======== Dataset content

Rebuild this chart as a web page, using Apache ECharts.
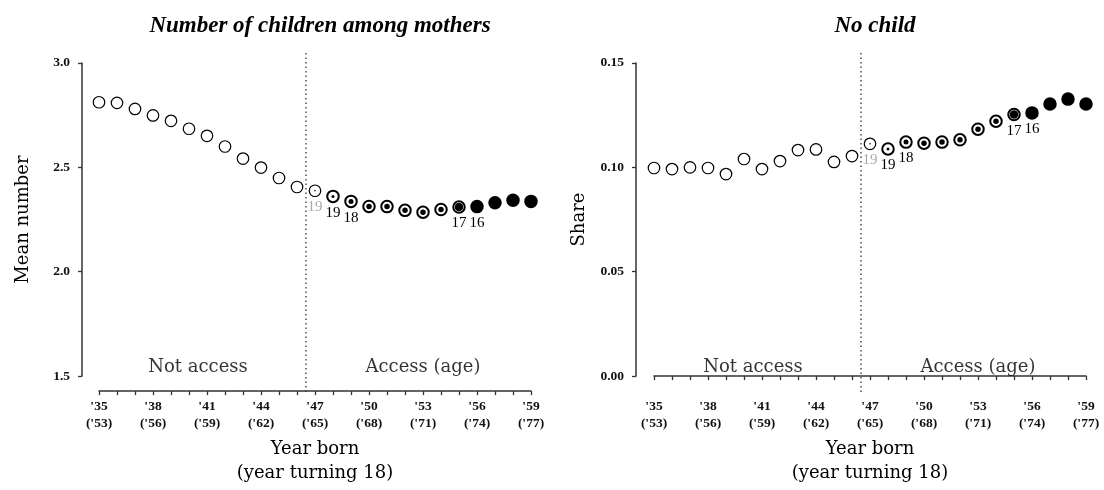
<!DOCTYPE html>
<html>
<head>
<meta charset="utf-8">
<script src="https://cdn.jsdelivr.net/npm/echarts@6/dist/echarts.min.js"></script>
<style>
  html, body { margin: 0; padding: 0; background: #fff; }
  #chart { width: 1104px; height: 490px; }
</style>
</head>
<body>
<div id="chart"></div>
<script>
// Birth cohorts 1935-1959
const years = [1935, 1936, 1937, 1938, 1939, 1940, 1941, 1942, 1943, 1944, 1945, 1946,
               1947, 1948, 1949, 1950, 1951, 1952, 1953, 1954, 1955, 1956, 1957, 1958, 1959];

// Mean number of children among mothers
const meanChildren = [2.812, 2.809, 2.780, 2.749, 2.723, 2.685, 2.651, 2.600, 2.542, 2.499, 2.449, 2.406,
                      2.388, 2.361, 2.337, 2.313, 2.312, 2.294, 2.285, 2.298, 2.310, 2.312, 2.330, 2.342, 2.337];

// Share of women with no child
const noChildShare = [0.0997, 0.0992, 0.1000, 0.0997, 0.0968, 0.1040, 0.0992, 0.1030, 0.1083, 0.1086, 0.1026, 0.1054,
                      0.1113, 0.1088, 0.1121, 0.1116, 0.1121, 0.1132, 0.1183, 0.1221, 0.1253, 0.1261, 0.1304, 0.1327, 0.1304];

// Degree of access for each cohort (0 = none, 1 = full)
const accessShare = [0, 0, 0, 0, 0, 0, 0, 0, 0, 0, 0, 0,
                     0.15, 0.3, 0.5, 0.55, 0.55, 0.55, 0.55, 0.55, 0.85, 1, 1, 1, 1];

// Age at which access became available
const accessAge = ['', '', '', '', '', '', '', '', '', '', '', '',
                   '19', '19', '18', '', '', '', '', '', '17', '16', '', '', ''];
const fadedAgeYear = 1947;

// Year the access regime starts (boundary between cohorts)
const accessBoundary = 1946.5;

// Region captions and their centres
const regionNames = ['Not access', 'Access (age)'];
const regionCentres = [1940.5, 1953];

// x-axis tick labels: year born (year turning 18)
const tickYears = [1935, 1938, 1941, 1944, 1947, 1950, 1953, 1956, 1959];
const tickLabels = ["'35\n('53)", "'38\n('56)", "'41\n('59)", "'44\n('62)", "'47\n('65)",
                    "'50\n('68)", "'53\n('71)", "'56\n('74)", "'59\n('77)"];

const panels = [
  { title: 'Number of children among mothers', yName: 'Mean number', values: meanChildren,
    yMin: 1.5, yMax: 3.0, yStep: 0.5, yDigits: 1, left: 99, right: 573, yNameGap: 50 },
  { title: 'No child', yName: 'Share', values: noChildShare,
    yMin: 0, yMax: 0.15, yStep: 0.05, yDigits: 2, left: 654, right: 18, yNameGap: 48 }
];

const SERIF = 'DejaVu Serif';
const TICKFONT = 'Liberation Serif';
const AXIS_COLOR = '#333';

const grids = [], xAxes = [], yAxes = [], series = [], titles = [];

panels.forEach((p, i) => {
  const g = i * 2;
  grids.push({ left: p.left, right: p.right, top: 63, bottom: 113 });
  // overlay grid for the dotted boundary line (reaches from above the plot to the x axis)
  grids.push({ left: p.left, right: p.right, top: 52, bottom: 98 });

  xAxes.push({
    gridIndex: g, type: 'value', min: 1935, max: 1959, interval: 1, offset: 15,
    name: 'Year born\n(year turning 18)', nameLocation: 'middle', nameGap: 24,
    nameTextStyle: { fontFamily: SERIF, fontSize: 18, color: '#000', lineHeight: 24, verticalAlign: 'top' },
    axisLine: { show: true, lineStyle: { color: AXIS_COLOR, width: 1.5 } },
    axisTick: { show: true, length: 4, lineStyle: { color: AXIS_COLOR, width: 1.3 } },
    axisLabel: {
      margin: 7, fontFamily: TICKFONT, fontSize: 13.5, fontWeight: 'bold', lineHeight: 17, color: '#111',
      formatter: v => { const k = tickYears.indexOf(Math.round(v)); return k >= 0 ? tickLabels[k] : ''; }
    },
    splitLine: { show: false }
  });
  xAxes.push({ gridIndex: g + 1, type: 'value', min: 1935, max: 1959, show: false });

  yAxes.push({
    gridIndex: g, type: 'value', min: p.yMin, max: p.yMax, interval: p.yStep, offset: i === 0 ? 17 : 18,
    name: p.yName, nameLocation: 'middle', nameGap: p.yNameGap, nameRotate: 90,
    nameTextStyle: { fontFamily: SERIF, fontSize: 18, color: '#000' },
    axisLine: { show: true, lineStyle: { color: AXIS_COLOR, width: 1.5 } },
    axisTick: { show: true, length: 4, lineStyle: { color: AXIS_COLOR, width: 1.3 } },
    axisLabel: { margin: 12, fontFamily: TICKFONT, fontSize: 13.5, fontWeight: 'bold', color: '#111',
                 formatter: v => v.toFixed(p.yDigits) },
    splitLine: { show: false }
  });
  yAxes.push({ gridIndex: g + 1, type: 'value', min: 0, max: 1, show: false });

  titles.push({
    text: p.title, left: (p.left + (1104 - p.right)) / 2, textAlign: 'center', top: 10,
    textStyle: { fontFamily: 'Liberation Serif', fontStyle: 'italic', fontWeight: 'bold', fontSize: 23, color: '#000' }
  });

  // outer rings (filled black when access is full)
  series.push({
    type: 'scatter', xAxisIndex: g, yAxisIndex: g, symbol: 'circle', symbolSize: 11.5, z: 3,
    data: years.map((yr, k) => ({
      value: [yr, p.values[k]],
      itemStyle: {
        color: accessShare[k] >= 1 ? '#000' : '#fff',
        borderColor: '#000',
        borderWidth: accessShare[k] >= 0.25 ? 2 : 1.2,
        opacity: 1
      },
      label: {
        show: accessAge[k] !== '',
        formatter: accessAge[k],
        color: yr === fadedAgeYear ? '#aaa' : '#000'
      }
    })),
    label: { position: 'bottom', distance: 2, fontFamily: TICKFONT, fontSize: 15 },
    emphasis: { disabled: true },
    silent: true
  });

  // inner dots sized by degree of access
  series.push({
    type: 'scatter', xAxisIndex: g, yAxisIndex: g, symbol: 'circle', z: 4,
    data: years.map((yr, k) => ({
      value: [yr, p.values[k]],
      symbolSize: accessShare[k] > 0 && accessShare[k] < 1 ? accessShare[k] * 10 : 0
    })),
    itemStyle: { color: '#000', opacity: 1 },
    emphasis: { disabled: true },
    silent: true
  });

  // region captions along the bottom of the plot
  series.push({
    type: 'scatter', xAxisIndex: g, yAxisIndex: g, symbolSize: 0, z: 2,
    data: regionNames.map((nm, k) => ({ value: [regionCentres[k], p.yMin], name: nm })),
    label: { show: true, position: 'top', distance: 0, formatter: d => d.name,
             fontFamily: SERIF, fontSize: 18, color: '#000' },
    emphasis: { disabled: true },
    silent: true
  });

  // dotted boundary line
  series.push({
    type: 'line', xAxisIndex: g + 1, yAxisIndex: g + 1, symbol: 'none', z: 1,
    data: [[accessBoundary, 0], [accessBoundary, 1]],
    lineStyle: { type: [1.5, 3], color: '#333', width: 1.3 },
    silent: true
  });
});

const chart = echarts.init(document.getElementById('chart'), null, { renderer: 'canvas' });
chart.setOption({
  animation: false,
  backgroundColor: '#fff',
  title: titles,
  grid: grids,
  xAxis: xAxes,
  yAxis: yAxes,
  series: series
});
</script>
</body>
</html>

================

Exercise directions :: Quote each line of the listing exactly, but leave the pictures out.

Response ::
Rebuild this chart as a web page, using Apache ECharts.
<!DOCTYPE html>
<html>
<head>
<meta charset="utf-8">
<script src="https://cdn.jsdelivr.net/npm/echarts@6/dist/echarts.min.js"></script>
<style>
  html, body { margin: 0; padding: 0; background: #fff; }
  #chart { width: 1104px; height: 490px; }
</style>
</head>
<body>
<div id="chart"></div>
<script>
// Birth cohorts 1935-1959
const years = [1935, 1936, 1937, 1938, 1939, 1940, 1941, 1942, 1943, 1944, 1945, 1946,
               1947, 1948, 1949, 1950, 1951, 1952, 1953, 1954, 1955, 1956, 1957, 1958, 1959];

// Mean number of children among mothers
const meanChildren = [2.812, 2.809, 2.780, 2.749, 2.723, 2.685, 2.651, 2.600, 2.542, 2.499, 2.449, 2.406,
                      2.388, 2.361, 2.337, 2.313, 2.312, 2.294, 2.285, 2.298, 2.310, 2.312, 2.330, 2.342, 2.337];

// Share of women with no child
const noChildShare = [0.0997, 0.0992, 0.1000, 0.0997, 0.0968, 0.1040, 0.0992, 0.1030, 0.1083, 0.1086, 0.1026, 0.1054,
                      0.1113, 0.1088, 0.1121, 0.1116, 0.1121, 0.1132, 0.1183, 0.1221, 0.1253, 0.1261, 0.1304, 0.1327, 0.1304];

// Degree of access for each cohort (0 = none, 1 = full)
const accessShare = [0, 0, 0, 0, 0, 0, 0, 0, 0, 0, 0, 0,
                     0.15, 0.3, 0.5, 0.55, 0.55, 0.55, 0.55, 0.55, 0.85, 1, 1, 1, 1];

// Age at which access became available
const accessAge = ['', '', '', '', '', '', '', '', '', '', '', '',
                   '19', '19', '18', '', '', '', '', '', '17', '16', '', '', ''];
const fadedAgeYear = 1947;

// Year the access regime starts (boundary between cohorts)
const accessBoundary = 1946.5;

// Region captions and their centres
const regionNames = ['Not access', 'Access (age)'];
const regionCentres = [1940.5, 1953];

// x-axis tick labels: year born (year turning 18)
const tickYears = [1935, 1938, 1941, 1944, 1947, 1950, 1953, 1956, 1959];
const tickLabels = ["'35\n('53)", "'38\n('56)", "'41\n('59)", "'44\n('62)", "'47\n('65)",
                    "'50\n('68)", "'53\n('71)", "'56\n('74)", "'59\n('77)"];

const panels = [
  { title: 'Number of children among mothers', yName: 'Mean number', values: meanChildren,
    yMin: 1.5, yMax: 3.0, yStep: 0.5, yDigits: 1, left: 99, right: 573, yNameGap: 50 },
  { title: 'No child', yName: 'Share', values: noChildShare,
    yMin: 0, yMax: 0.15, yStep: 0.05, yDigits: 2, left: 654, right: 18, yNameGap: 48 }
];

const SERIF = 'DejaVu Serif';
const TICKFONT = 'Liberation Serif';
const AXIS_COLOR = '#333';

const grids = [], xAxes = [], yAxes = [], series = [], titles = [];

panels.forEach((p, i) => {
  const g = i * 2;
  grids.push({ left: p.left, right: p.right, top: 63, bottom: 113 });
  // overlay grid for the dotted boundary line (reaches from above the plot to the x axis)
  grids.push({ left: p.left, right: p.right, top: 52, bottom: 98 });

  xAxes.push({
    gridIndex: g, type: 'value', min: 1935, max: 1959, interval: 1, offset: 15,
    name: 'Year born\n(year turning 18)', nameLocation: 'middle', nameGap: 24,
    nameTextStyle: { fontFamily: SERIF, fontSize: 18, color: '#000', lineHeight: 24, verticalAlign: 'top' },
    axisLine: { show: true, lineStyle: { color: AXIS_COLOR, width: 1.5 } },
    axisTick: { show: true, length: 4, lineStyle: { color: AXIS_COLOR, width: 1.3 } },
    axisLabel: {
      margin: 7, fontFamily: TICKFONT, fontSize: 13.5, fontWeight: 'bold', lineHeight: 17, color: '#111',
      formatter: v => { const k = tickYears.indexOf(Math.round(v)); return k >= 0 ? tickLabels[k] : ''; }
    },
    splitLine: { show: false }
  });
  xAxes.push({ gridIndex: g + 1, type: 'value', min: 1935, max: 1959, show: false });

  yAxes.push({
    gridIndex: g, type: 'value', min: p.yMin, max: p.yMax, interval: p.yStep, offset: i === 0 ? 17 : 18,
    name: p.yName, nameLocation: 'middle', nameGap: p.yNameGap, nameRotate: 90,
    nameTextStyle: { fontFamily: SERIF, fontSize: 18, color: '#000' },
    axisLine: { show: true, lineStyle: { color: AXIS_COLOR, width: 1.5 } },
    axisTick: { show: true, length: 4, lineStyle: { color: AXIS_COLOR, width: 1.3 } },
    axisLabel: { margin: 12, fontFamily: TICKFONT, fontSize: 13.5, fontWeight: 'bold', color: '#111',
                 formatter: v => v.toFixed(p.yDigits) },
    splitLine: { show: false }
  });
  yAxes.push({ gridIndex: g + 1, type: 'value', min: 0, max: 1, show: false });

  titles.push({
    text: p.title, left: (p.left + (1104 - p.right)) / 2, textAlign: 'center', top: 10,
    textStyle: { fontFamily: 'Liberation Serif', fontStyle: 'italic', fontWeight: 'bold', fontSize: 23, color: '#000' }
  });

  // outer rings (filled black when access is full)
  series.push({
    type: 'scatter', xAxisIndex: g, yAxisIndex: g, symbol: 'circle', symbolSize: 11.5, z: 3,
    data: years.map((yr, k) => ({
      value: [yr, p.values[k]],
      itemStyle: {
        color: accessShare[k] >= 1 ? '#000' : '#fff',
        borderColor: '#000',
        borderWidth: accessShare[k] >= 0.25 ? 2 : 1.2,
        opacity: 1
      },
      label: {
        show: accessAge[k] !== '',
        formatter: accessAge[k],
        color: yr === fadedAgeYear ? '#aaa' : '#000'
      }
    })),
    label: { position: 'bottom', distance: 2, fontFamily: TICKFONT, fontSize: 15 },
    emphasis: { disabled: true },
    silent: true
  });

  // inner dots sized by degree of access
  series.push({
    type: 'scatter', xAxisIndex: g, yAxisIndex: g, symbol: 'circle', z: 4,
    data: years.map((yr, k) => ({
      value: [yr, p.values[k]],
      symbolSize: accessShare[k] > 0 && accessShare[k] < 1 ? accessShare[k] * 10 : 0
    })),
    itemStyle: { color: '#000', opacity: 1 },
    emphasis: { disabled: true },
    silent: true
  });

  // region captions along the bottom of the plot
  series.push({
    type: 'scatter', xAxisIndex: g, yAxisIndex: g, symbolSize: 0, z: 2,
    data: regionNames.map((nm, k) => ({ value: [regionCentres[k], p.yMin], name: nm })),
    label: { show: true, position: 'top', distance: 0, formatter: d => d.name,
             fontFamily: SERIF, fontSize: 18, color: '#000' },
    emphasis: { disabled: true },
    silent: true
  });

  // dotted boundary line
  series.push({
    type: 'line', xAxisIndex: g + 1, yAxisIndex: g + 1, symbol: 'none', z: 1,
    data: [[accessBoundary, 0], [accessBoundary, 1]],
    lineStyle: { type: [1.5, 3], color: '#333', width: 1.3 },
    silent: true
  });
});

const chart = echarts.init(document.getElementById('chart'), null, { renderer: 'canvas' });
chart.setOption({
  animation: false,
  backgroundColor: '#fff',
  title: titles,
  grid: grids,
  xAxis: xAxes,
  yAxis: yAxes,
  series: series
});
</script>
</body>
</html>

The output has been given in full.